Adapun untuk jangka pendek saya berpendapat bahwa kita harus memutus benang kusut itu melalui tindakan radikal. Kita harus berani memutus hubungan kasus dan belenggu dari masa lalu. Kita, mungkin, perlu berhenti mengungkit-ungkit kasus masa lalu yang ditinggalkan oleh zaman Orde Baru atau zaman sesudahnya yang selama ini menjadi simpul untuk saling menyandera dan saling mengunci. Kita bisa memutus hubungan dengan masa lalu dengan memilih dua dua jalan secra berani yakni Lustrasi (Amputasi) dan Pemutihan (Ampunan) secara terbatas.
Dengan Lustrasi berarti kita harus menyeleksi ulang pejabat politik dan pejabat penegak hukum dengan memberhentikan berdasar UU atas mereka yang “dianggap” bermasalah dan menggantinya dengan pejabat-pejabat baru yang dianggap bersih. Melalui Lustrasi kita bisa menentukan pejabat dalam bidang apa dan dalam level apa yang harus kita larang atau kita biolehkan menduduki jabatan publik dan penegakan hukum bahkan juga politik. Artinya kita menyeleksinya kembali untuk kemudian mengawasinya secara ketat dengan ancaman hukuman yang ketat.
Dengan pemutihan dimaksudkan bahwa pelaku-pelaku korupsi masa lalu tak perlu dipersoalkan, diputihkan, diberi ampun dengan tebusan tertentu seperti yang dilakukan oleh pemerintah dalam mengeluarkan UU Tax Amnesty. Pemutihan ini perlu dilakukan dengan asumsi bahwa kita tidak mungkin bisa menyelsaikan kasus-kasus tersebut karena selain sulit dilacak juga sering menghambat penyelesaian kasus-kasus lain karena menjadi terkunci. Dengan berdebat melulu tentang kasus-kasus lama kita menjadi tidak awas terhadap bermunculannya kasus-kasus baru.
Oleh sebab itu kita bisa memutihkan kasus lama untuk melangkah ke depan tanpa terbelenggu. Tetapi setelah pemutihan, pelaku korupsi harus dihukum seberat-beratnya seperti yang dilakukan di beberapa negara, terutama China yang dengan gagah menjatuhkan dan mengeksekusi hukuman mati bagi para koruptor. Beranikah kita memilih salah satu dari dua hal yang sangat berat dihadapi ini?

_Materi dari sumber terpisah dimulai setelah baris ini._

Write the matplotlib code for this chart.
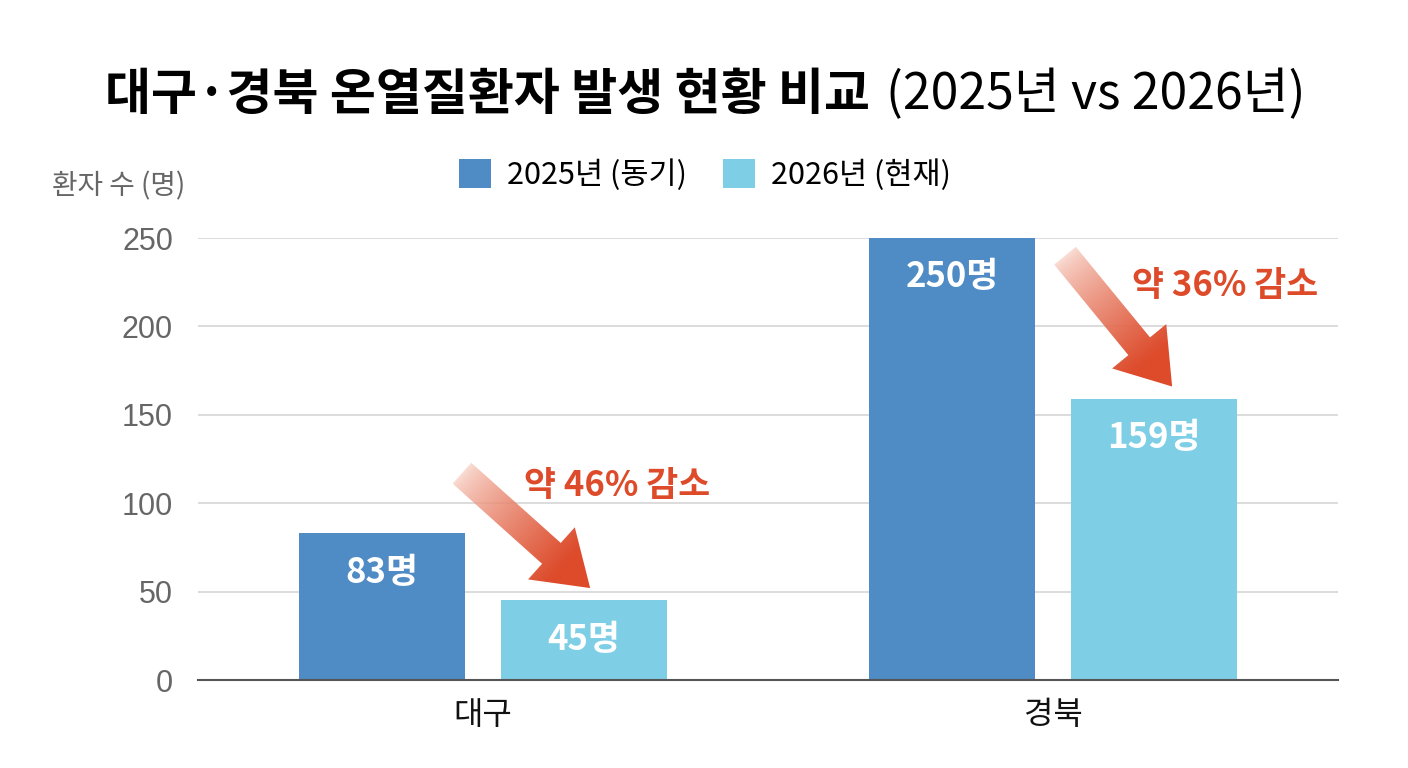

[1] Guru Besar Hukum Tata Negara, Ketua Umum Asosiasi Pengajar HTN-HAN, Ketua Mahkamah Konstitusi RI 2008-2013.
[2] Hasil survai yang dilansir oleh Media Indonesia dan dibahas dalam Bedah Editorialnya tanggal 20 Januari 2016 menyebut 83% pelaku korupsi adalah lulusan perguruan tinggi.
[3] Menurut Laporan BPS yang dilansir pada bulan Agustus 2015 sarjana kita yang menganggur saja jumlahnyan 7,56 juta orang. Dalam laporan Organisasi Kerjasama Ekonomi dan Pengembangan (OECD) seperti yang dilansir oleh BBC tanggal 12 Juli 2016 Indonesia menjadi negara kelima terbesar jumlah sarjananya di dunia.